Other Negative Elements
The movie promotes the opinion that there's a thin line between those on the conservative side of the political aisle and a warmongering defense industry that's determined to keep its profits intact. Two key government insiders end up being traitors.
If you're worried you're going crazy because you thought the White House already went down once in 2013, let me assure you, everything's fine with your mental state.
Just as happened in Olympus Has Fallen, our country's capital has once again come under cinematic assault, with the executive mansion again serving as the attackers' focal point. Instead of North Koreans this time, it's right-wing extremists and white supremacists who are slipping with ridiculous ease past the country's tightest security and taking control of our nation's big bombs with paramilitary precision.
Oh, and all those John McClane comparisons raised by that last actioner? Well, they go triple here. The average-Joe hero this go-round is one John Cale.

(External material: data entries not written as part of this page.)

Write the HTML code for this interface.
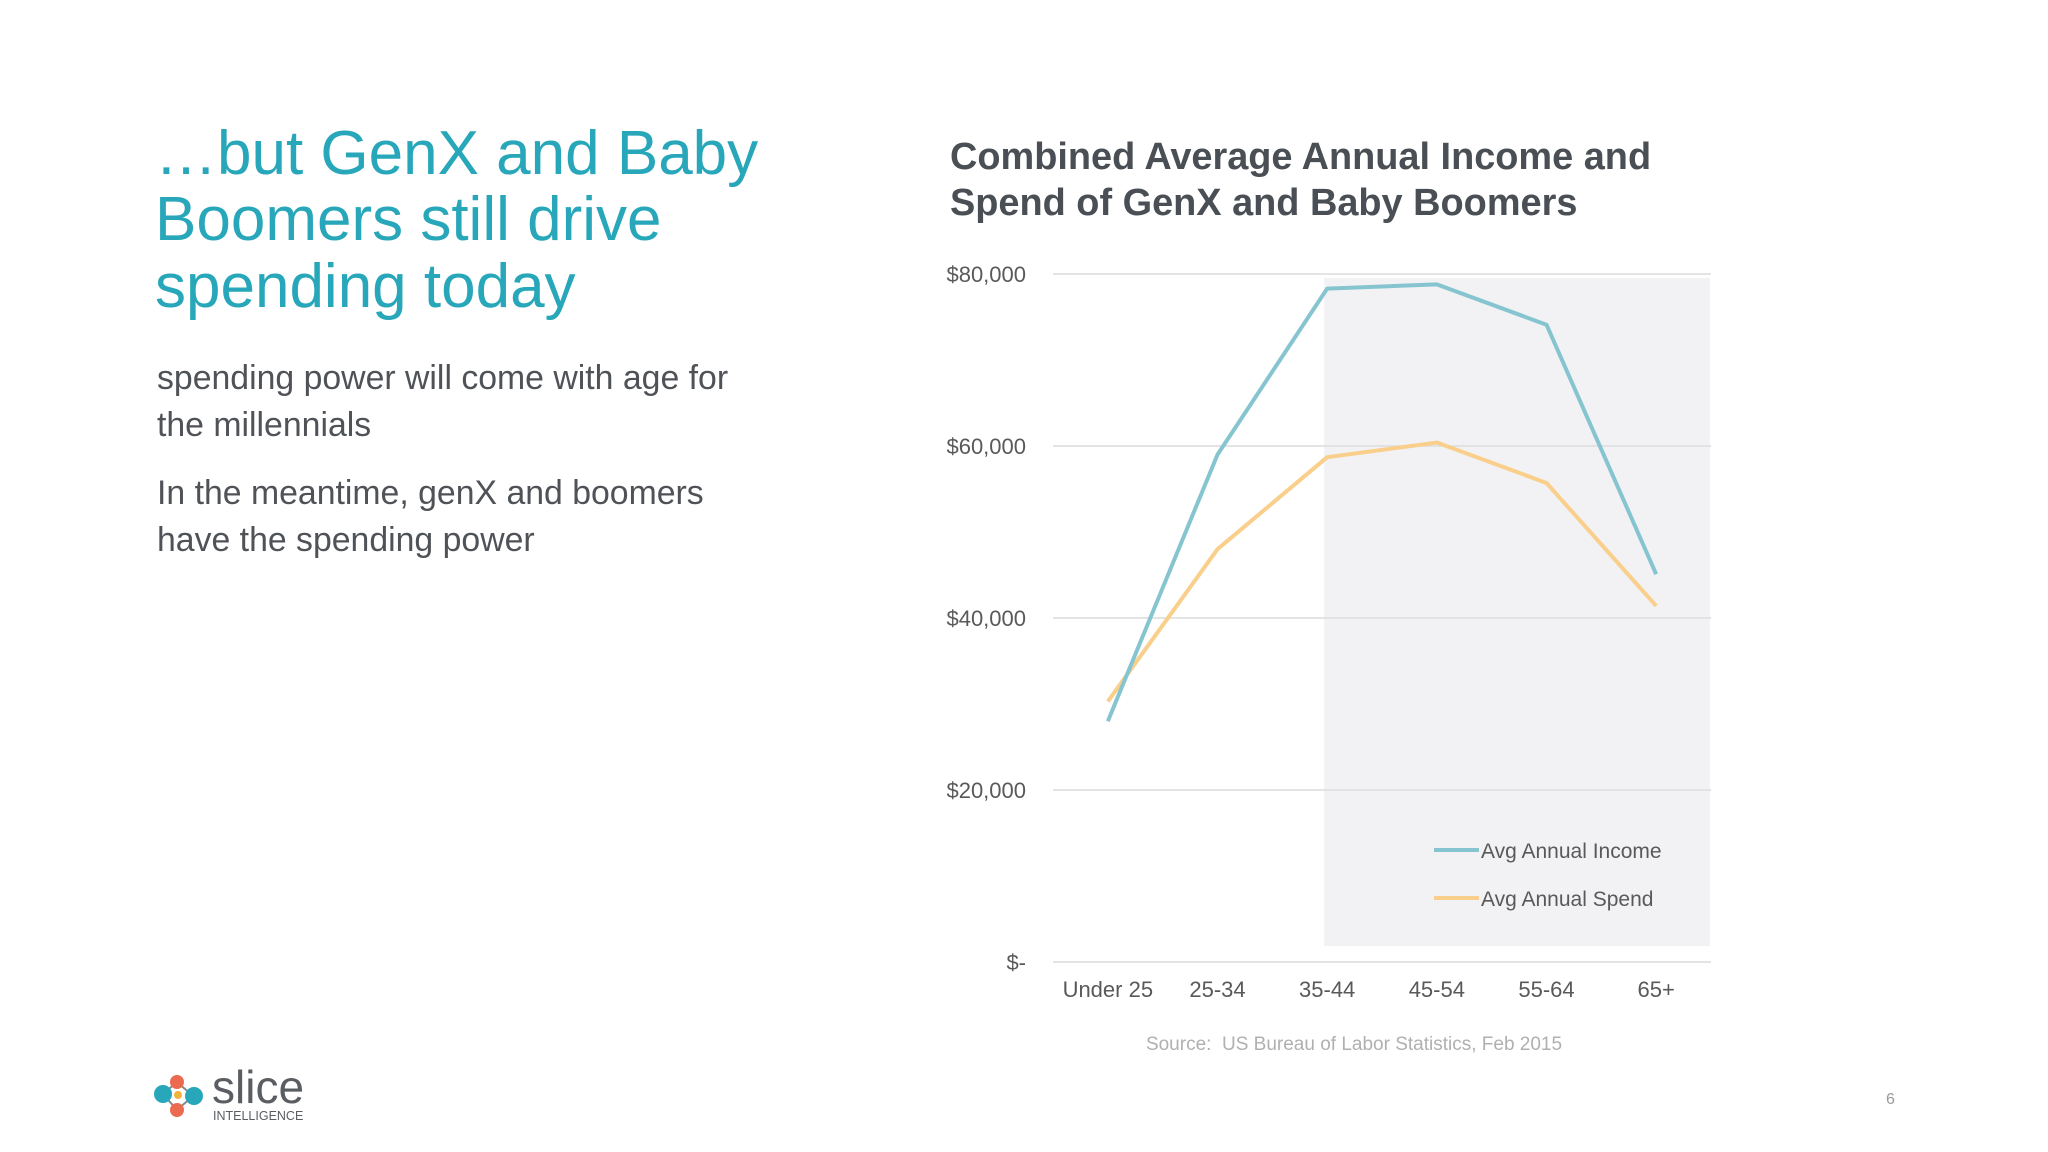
<!DOCTYPE html>
<html><head><meta charset="utf-8"><style>
html,body{margin:0;padding:0;background:#fff;}
svg{display:block;font-family:"Liberation Sans",Arial,sans-serif;}
</style></head><body>
<svg id="slide" width="2048" height="1152" viewBox="0 0 2048 1152">
<rect width="2048" height="1152" fill="#ffffff"/>
<g fill="#27a7b9" font-size="62">
<text x="155" y="174">…but GenX and Baby</text>
<text x="155" y="240">Boomers still drive</text>
<text x="155" y="307">spending today</text>
</g>
<g fill="#4f5358" font-size="33.8">
<text x="157" y="389">spending power will come with age for</text>
<text x="157" y="436">the millennials</text>
<text x="157" y="504">In the meantime, genX and boomers</text>
<text x="157" y="551">have the spending power</text>
</g>
<g fill="#4a4f55" font-size="37.9" font-weight="bold">
<text x="950" y="169">Combined Average Annual Income and</text>
<text x="950" y="215">Spend of GenX and Baby Boomers</text>
</g>
<g id="chart"></g>
<text x="1354" y="1050" text-anchor="middle" font-size="19" fill="#b0b0b0">Source:&#160; US Bureau of Labor Statistics, Feb 2015</text>
<text x="1886" y="1104" font-size="16" fill="#999">6</text>
<g>
<line x1="163" y1="1094" x2="177" y2="1082" stroke="#888" stroke-width="2"/>
<line x1="163" y1="1094" x2="177" y2="1110" stroke="#888" stroke-width="2"/>
<line x1="193" y1="1096" x2="177" y2="1082" stroke="#888" stroke-width="2"/>
<line x1="193" y1="1096" x2="177" y2="1110" stroke="#888" stroke-width="2"/>
<circle cx="177" cy="1082" r="7" fill="#ec6a50"/>
<circle cx="177" cy="1110" r="7" fill="#ec6a50"/>
<circle cx="163" cy="1094" r="9" fill="#27a7b9"/>
<circle cx="194" cy="1096" r="9" fill="#27a7b9"/>
<circle cx="178" cy="1095" r="4" fill="#f2b33d"/>
<text x="212" y="1103" font-size="46" fill="#5a5e63">slice</text>
<text x="213" y="1120" font-size="12.5" fill="#5a5e63">INTELLIGENCE</text>
</g>
</svg>
<script>
const categories = ["Under 25","25-34","35-44","45-54","55-64","65+"];
const incomeValues = [28000,59000,78300,78800,74100,45100];
const spendValues = [30300,48000,58700,60400,55700,41400];
const yTicks = [0,20000,40000,60000,80000];
const yTickLabels = ["$-","$20,000","$40,000","$60,000","$80,000"];
const seriesNames = ["Avg Annual Income","Avg Annual Spend"];

const NS = "http://www.w3.org/2000/svg";
const g = document.getElementById('chart');
const plotL = 1053, plotR = 1711, y0 = 962, y80 = 274;
const yScale = v => y0 - (v / 80000) * (y0 - y80);
const xStep = (plotR - plotL) / categories.length;
const xScale = i => plotL + xStep * (i + 0.5);
function mk(tag, attrs){ const e = document.createElementNS(NS, tag); for (const k in attrs) e.setAttribute(k, attrs[k]); g.appendChild(e); return e; }

const shadeX = xScale(2) - 3;
const shade = mk('rect', {x: shadeX, y: 278, width: plotR - 1 - shadeX, height: 946-278, fill: '#f2f2f4'});



yTicks.forEach((t, i) => {
  const y = yScale(t);
  const ln = mk('line', {x1: plotL, x2: plotR, y1: y, y2: y, stroke: '#dcdcdc', 'stroke-width': 1.5});
  
  
  const tx = mk('text', {x: 1026, y: y + 8, 'text-anchor': 'end', 'font-size': 22, fill: '#595959'});
  tx.textContent = yTickLabels[i];
  
  
});
categories.forEach((c, i) => {
  const tx = mk('text', {x: xScale(i), y: 997, 'text-anchor': 'middle', 'font-size': 22, fill: '#595959'});
  tx.textContent = c;
  
  
});
function line(vals, color, name){
  const pts = vals.map((v, i) => xScale(i) + ',' + yScale(v)).join(' ');
  const p = mk('polyline', {points: pts, fill: 'none', stroke: color, 'stroke-width': 4, 'stroke-linejoin': 'round'});
  
  
}
line(spendValues, '#f9cf8b', 'spend-line');
line(incomeValues, '#86c5d0', 'income-line');

const legColors = ['#86c5d0', '#f9cf8b'];
seriesNames.forEach((n, i) => {
  const y = 850 + i * 48;
  const l = mk('line', {x1: 1434, x2: 1479, y1: y, y2: y, stroke: legColors[i], 'stroke-width': 4});
  
  
  const t = mk('text', {x: 1481, y: y + 8, 'font-size': 21, fill: '#595959'});
  t.textContent = n;
  
  
});
</script>
</body></html>
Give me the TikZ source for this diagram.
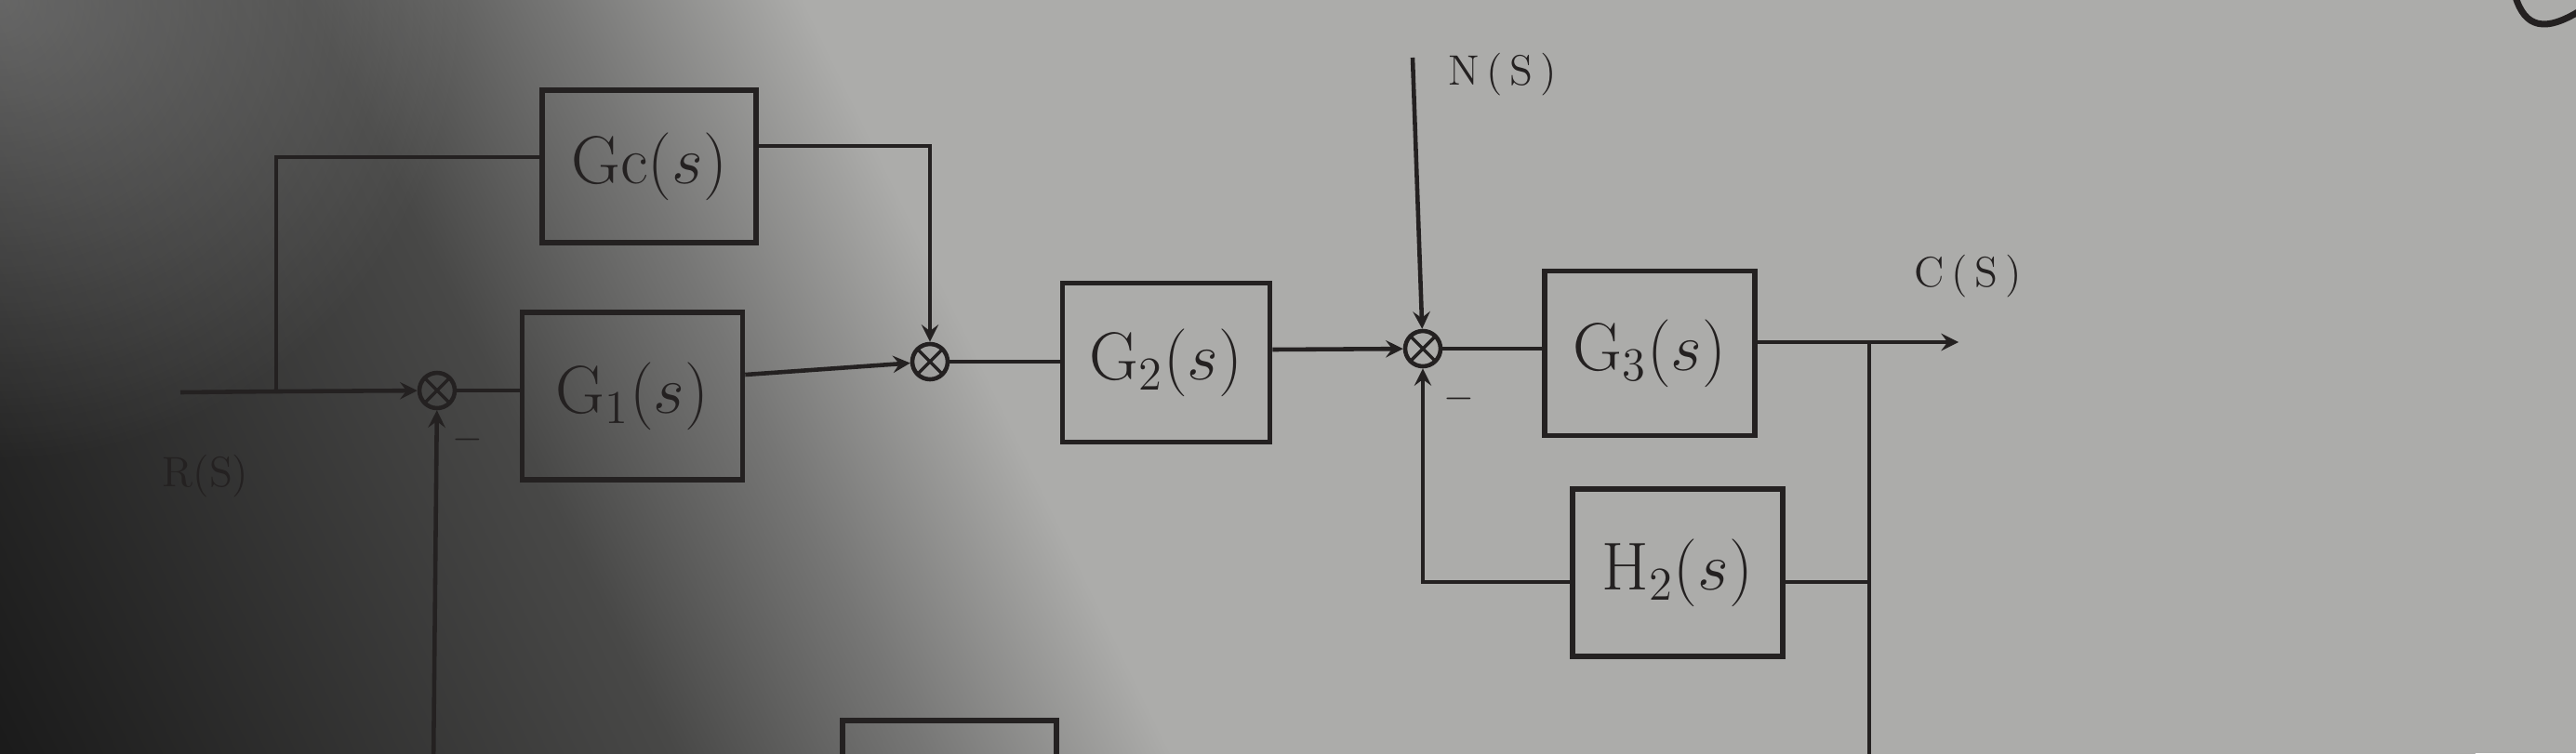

And his hapless-hero-foils-the-bad-guys behavior feels almost beat for beat like any of the past Die Hard films—minus Willis' patented smirking one-liners and plus a brave little girl exposed repeatedly to brutal violence and mortal threats practically from start to finish.
The most unfortunate part of such déjà vu, of course, is how this film's formulaic fists-'n'-fire action from disaster director extraordinaire Roland Emmerich plays on the big screen. Sure, the PG-13 rating means we don't witness the exact kind of gruesome violence that R-rated Olympus Has Fallen was chock-full of. But don't mistake that comparison for an endorsement. We still get a big dose of harsh language paired with (merely) slightly sanitized blow-everything-to-smithereens violence—violence that ultimately feels like it's just being mindlessly and mercilessly recycled from one "let's blow up the White House" movie to the next.